Pemerintah harus mampu mencegah kepanikan masyarakat, terutama pada kondisi terburuk. Setelah Presiden mengumumkan dua kasus Covid-19, masyarakat menyerbu masker, alkohol, dan menimbun bahan pokok. Ini merefleksikan bahwa pemerintah kurang mendidik masyarakat ketika Covid-19 masuk ke sini. Pemerintah seharusnya punya skenario terhadap kondisi terburuk sehingga rakyat yakin pemerintah mampu menyediakan kebutuhan pokok dan lainnya dalam keadaan darurat. Apabila skenario pemerintah disosialisasikan dengan baik, rakyat tidak akan sepanik ini.
Demikian juga dengan kompetensi, kesehatan, dan kesejahteraan tenaga kesehatan. Banyak tenaga kesehatan, terutama di daerah-daerah, belum terlatih dengan baik dalam penanganan Covid-19. Pada kondisi terburuk, tenaga kesehatan menjadi yang paling tinggi mengalami tekanan mental karena potensi tinggi tertular dan tekanan fisik akibat beban kerja berlebihan. Bagaimana pemerintah memberi jaminan jika mereka tertular atau meninggal dan penghargaan finansialnya?
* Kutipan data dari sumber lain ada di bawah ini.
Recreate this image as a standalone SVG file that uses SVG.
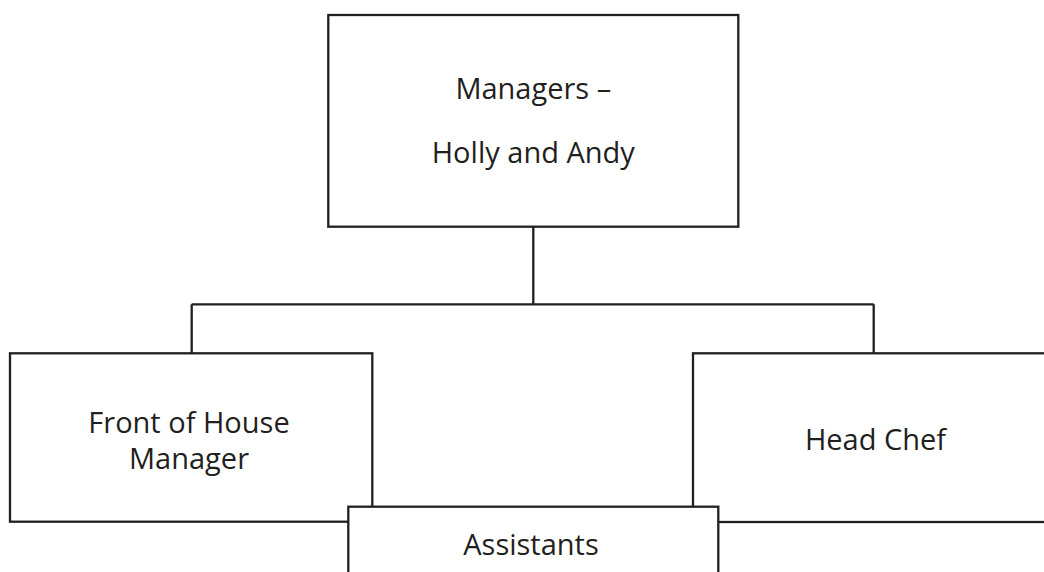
<svg xmlns="http://www.w3.org/2000/svg" width="1044" height="572" viewBox="0 0 1044 572">
<style>
.box{fill:#fff;stroke:#231f20;stroke-width:2.3}
.ln{fill:none;stroke:#231f20;stroke-width:2.3}
.t{font-family:"Open Sans","Noto Sans","Liberation Sans",sans-serif;font-size:29px;fill:#231f20;text-anchor:middle}
</style>
<rect width="1044" height="572" fill="#fff"/>
<g id="connectors">
<path class="ln" d="M533.3 227V304.3M191.7 304.3H873.7M191.7 304.3V353.3M873.7 304.3V353.3"/>
</g>
<g id="managers">
<rect class="box" x="328.3" y="15" width="410" height="211.7"/>
<text class="t" x="533.3" y="99">Managers –</text>
<text class="t" x="533.3" y="163.3">Holly and Andy</text>
</g>
<g id="front-of-house">
<rect class="box" x="10" y="353.3" width="362.3" height="168.4"/>
<text class="t" x="189" y="432.7">Front of House</text>
<text class="t" x="189" y="469.3">Manager</text>
</g>
<g id="head-chef">
<rect class="box" x="693" y="353.3" width="360" height="168.7"/>
<text class="t" x="875.5" y="450">Head Chef</text>
</g>
<g id="assistants">
<rect class="box" x="348.3" y="506.7" width="370" height="80"/>
<text class="t" x="531" y="555">Assistants</text>
</g>
</svg>
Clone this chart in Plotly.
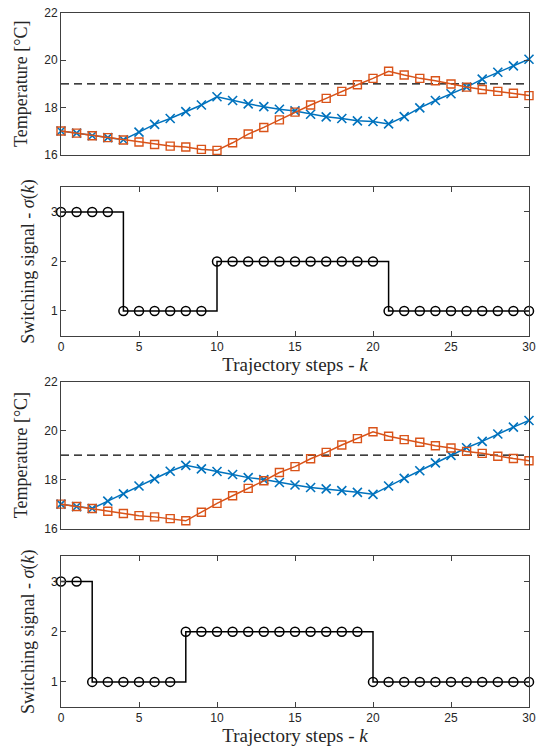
import plotly.graph_objects as go

k = list(range(31))

temp_a_blue = [17.0, 16.91, 16.8, 16.72, 16.63, 16.95, 17.28, 17.53, 17.82, 18.1, 18.45,
               18.29, 18.15, 18.03, 17.92, 17.85, 17.71, 17.6, 17.53, 17.43, 17.4,
               17.3, 17.61, 17.98, 18.29, 18.58, 18.86, 19.2, 19.49, 19.76, 20.04]
temp_a_orange = [17.0, 16.91, 16.8, 16.72, 16.62, 16.53, 16.43, 16.36, 16.32, 16.22, 16.18,
                 16.5, 16.87, 17.15, 17.47, 17.8, 18.1, 18.38, 18.68, 18.96, 19.23,
                 19.53, 19.37, 19.23, 19.13, 18.99, 18.86, 18.76, 18.68, 18.6, 18.5]
sigma_a = [3, 3, 3, 3, 1, 1, 1, 1, 1, 1, 2, 2, 2, 2, 2, 2, 2, 2, 2, 2, 2,
           1, 1, 1, 1, 1, 1, 1, 1, 1, 1]

temp_b_blue = [17.0, 16.9, 16.82, 17.12, 17.42, 17.74, 18.03, 18.34, 18.58, 18.44, 18.33,
               18.21, 18.08, 18.0, 17.88, 17.78, 17.68, 17.62, 17.55, 17.48, 17.4,
               17.74, 18.05, 18.36, 18.68, 18.99, 19.3, 19.56, 19.86, 20.14, 20.41]
temp_b_orange = [17.0, 16.9, 16.82, 16.71, 16.62, 16.53, 16.48, 16.41, 16.32, 16.67, 17.03,
                 17.34, 17.64, 17.95, 18.29, 18.53, 18.85, 19.11, 19.41, 19.67, 19.95,
                 19.77, 19.63, 19.52, 19.38, 19.29, 19.15, 19.07, 18.95, 18.86, 18.77]
sigma_b = [3, 3, 1, 1, 1, 1, 1, 1, 2, 2, 2, 2, 2, 2, 2, 2, 2, 2, 2, 2,
           1, 1, 1, 1, 1, 1, 1, 1, 1, 1, 1]

setpoint = 19
temp_ticks = [16, 18, 20, 22]
sigma_ticks = [1, 2, 3]
k_ticks = [0, 5, 10, 15, 20, 25, 30]

BLUE = "#0072BD"
ORANGE = "#D95319"
AX = "#404040"
TICKFONT = dict(family="Liberation Sans, Arial", size=12, color="#262626")
YTITLEFONT = dict(family="Liberation Serif", size=18, color="#262626")
XTITLEFONT = dict(family="Liberation Serif", size=19, color="#262626")

fig = go.Figure()

domains = [(0.796, 1.0), (0.535, 0.749), (0.257, 0.469), (0.0, 0.217)]
datasets = [("temp", temp_a_blue, temp_a_orange), ("sig", sigma_a),
            ("temp", temp_b_blue, temp_b_orange), ("sig", sigma_b)]

for i, d in enumerate(datasets):
    n = i + 1
    xa = "x" if n == 1 else f"x{n}"
    ya = "y" if n == 1 else f"y{n}"
    if d[0] == "temp":
        fig.add_trace(go.Scatter(x=[k[0], k[-1]], y=[setpoint, setpoint], mode="lines",
                                 line=dict(color="black", width=1.2, dash="8px,5px"),
                                 xaxis=xa, yaxis=ya, showlegend=False, hoverinfo="skip"))
        fig.add_trace(go.Scatter(x=k, y=d[1], mode="lines+markers",
                                 line=dict(color=BLUE, width=1.5),
                                 marker=dict(symbol="x-thin-open", size=9, color=BLUE,
                                             line=dict(color=BLUE, width=1.6)),
                                 cliponaxis=False, xaxis=xa, yaxis=ya, showlegend=False))
        fig.add_trace(go.Scatter(x=k, y=d[2], mode="lines+markers",
                                 line=dict(color=ORANGE, width=1.5),
                                 marker=dict(symbol="square-open", size=8, color=ORANGE,
                                             line=dict(color=ORANGE, width=1.4)),
                                 cliponaxis=False, xaxis=xa, yaxis=ya, showlegend=False))
    else:
        fig.add_trace(go.Scatter(x=k, y=d[1], mode="lines+markers",
                                 line=dict(color="black", width=1.5, shape="hv"),
                                 marker=dict(symbol="circle-open", size=9, color="black",
                                             line=dict(color="black", width=1.5)),
                                 cliponaxis=False, xaxis=xa, yaxis=ya, showlegend=False))

    is_temp = d[0] == "temp"
    xaxis = dict(domain=[0, 1], range=[0, 30], anchor=ya, showline=True, mirror=True,
                 linecolor=AX, linewidth=1, showgrid=False, zeroline=False,
                 tickfont=TICKFONT)
    if is_temp:
        xaxis.update(showticklabels=False, ticks="")
    else:
        xaxis.update(tickvals=k_ticks, ticks="inside", ticklen=5, tickcolor=AX,
                     mirror="ticks",
                     title=dict(text="Trajectory steps - <i>k</i>", font=XTITLEFONT, standoff=4))
    yaxis = dict(domain=list(domains[i]), anchor=xa, showline=True, mirror="ticks",
                 linecolor=AX, linewidth=1, showgrid=False, zeroline=False,
                 ticks="inside", ticklen=5, tickcolor=AX, tickfont=TICKFONT)
    if is_temp:
        yaxis.update(range=[16, 22], tickvals=temp_ticks,
                     title=dict(text="Temperature [°C]", font=YTITLEFONT, standoff=11))
    else:
        yaxis.update(range=[0.5, 3.5], tickvals=sigma_ticks,
                     title=dict(text="Switching signal - <i>σ</i>(<i>k</i>)", font=YTITLEFONT,
                                standoff=11))
    fig.layout[f"xaxis{'' if n == 1 else n}"] = xaxis
    fig.layout[f"yaxis{'' if n == 1 else n}"] = yaxis

fig.update_layout(width=542, height=756, margin=dict(l=61, r=12, t=6, b=49),
                  plot_bgcolor="white", paper_bgcolor="white", showlegend=False)

fig.write_html("out.html")
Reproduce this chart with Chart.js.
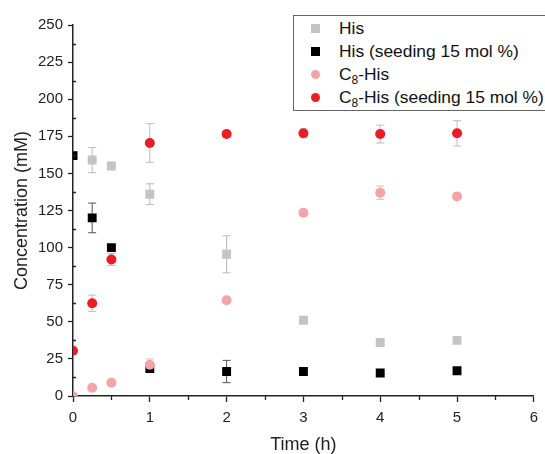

Sudah saatnya pemerintah dan Dewan Perwakilan Rakyat mencadangkan anggaran besar yang digunakan pada masa bencana penyakit dan bencana alam lainnya. Dengan demikian, rumah sakit swasta mau berkolaborasi dalam menangani kasus-kasus wabah. Pemerintah dapat merancang keterlibatan Badan Penyelenggara Jaminan Sosial Kesehatan, yang sumber dananya di luar sumber iuran biasa.
Musuh dunia tidak datang dari luar angkasa dengan mesin perang yang canggih. Mereka datang dari sekitar kita. Kasus sindrom saluran pernapasan akut (SARS) pada 2003 dan sindrom pernapasan Timur Tengah (MERS) pada 2012 menunjukkan ada loncatan virus ke manusia berturut-turut melalui perantara musang dan unta. Hewan perantara Covid-19 belum diketahui pasti. Dunia perlu menata kembali hubungan manusia dengan hewan agar musuh kecil ini tidak menyusup ke dalam sel-sel tubuh manusia.